Understanding the tests#

As part of the tests, screenshots are generated after various actions and are expected to match the existing screenshots stored in the repository. The tests fails when the screenshots do not match and the benchmark report is not generated. The existing screenshots can be updated by using the flag -u, as was done while running the tests against the reference above.

Using the flag -u also sets the values from the current run as the baseline values (expected) in the benchmark report. These values are stored in tests/tests-out/lab-expected-benchmark.json. The values from the next run without -u are marked as the actual values in the benchmark report.

Generating benchmark report when the screenshot mismatch is expected#

Sometimes, it is necessary to run benchmark tests against two versions across which there are expected UI changes. In this case, the tests against the challenger will fail since the screenshots do not match and the benchmark report will not be generated. Simply using -u to set the challenger’s screenshots as the expected ones will be a mistake here, since this will also set the challenger’s values as the baseline in the benchmark report.

In this scenario, do the following -

  1. Run tests against the reference using -u : this sets the expected screenshots and stores the baseline values.

  2. Save the file tests/tests-out/lab-expected-benchmark.json created by the previous step to another temporary location.

  3. Run a small sample of the tests against the challenger with -u : this resets the expected screenshots and creates new baseline values in lab-expected-benchmark.json.

  4. Overwrite lab-expected-benchmark.json created in Step-3 with the one created in Step-1.

  5. Now, run the tests against the challenger without using -u.

With this sequence, the challenger tests will not fail since the expected screenshots are the ones from Step-3, generated by the smaller sample of the challenger itself.
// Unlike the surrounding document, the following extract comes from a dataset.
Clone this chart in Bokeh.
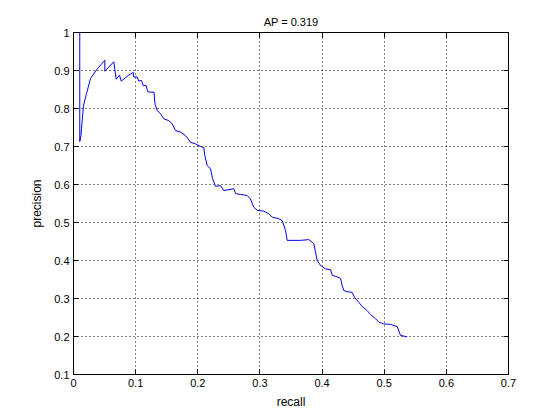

The baseline values from reference are also retained to be the expected values in the benchmark report since they overwrote the ones the challenger sample created.

Test notebooks#

The available notebook definitions are located in the /src/notebooks folder (some have special requirements - see below):

Requirements#

The test notebooks with Plotly requires to install plotly and ipywigets:

pip install plotly ipywidgets

If you need one of the test extension (like fixed-data-table), you can install it with:

pip install -v extensions/fixed-data-table

Customization#

The benchmark test can be customized through environment variables:

  • BENCHMARK_NUMBER_SAMPLES [default : 100]: How many samples to compute the statistical distribution

  • BENCHMARK_SWITCHES [default: 3]: How many times to switch between each tabs

  • BENCHMARK_MAX_N [default: 100]: The test notebook size

  • BENCHMARK_NOTEBOOKS [default: ["codeNotebook", "mdNotebook", "largePlotly", "longOutput", "manyPlotly", "manyOutputs", "errorOutputs"]]: Notebooks to test

Benchmarks comparison#

The benchmarks comparison uses the technique from Tomas Kalibera and Richard Jones in their paper “Quantifying Performance Changes with Effect Size Confidence Intervals.” From their abstract:

Inspired by statistical methods used in other fields of science, and building on results in statistics that did not make it to introductory textbooks, we present a statistical model that allows us both to quantify uncertainty in the ratio of (execution time) means and to design experiments with a rigorous treatment of those multiple sources of non-determinism that might impact measured performance. Better still, under our framework summaries can be as simple as “system A is faster than system B by 5.5% ± 2.5%, with 95% confidence”, a more natural statement than those derived from typical current practice, which are often misinterpreted.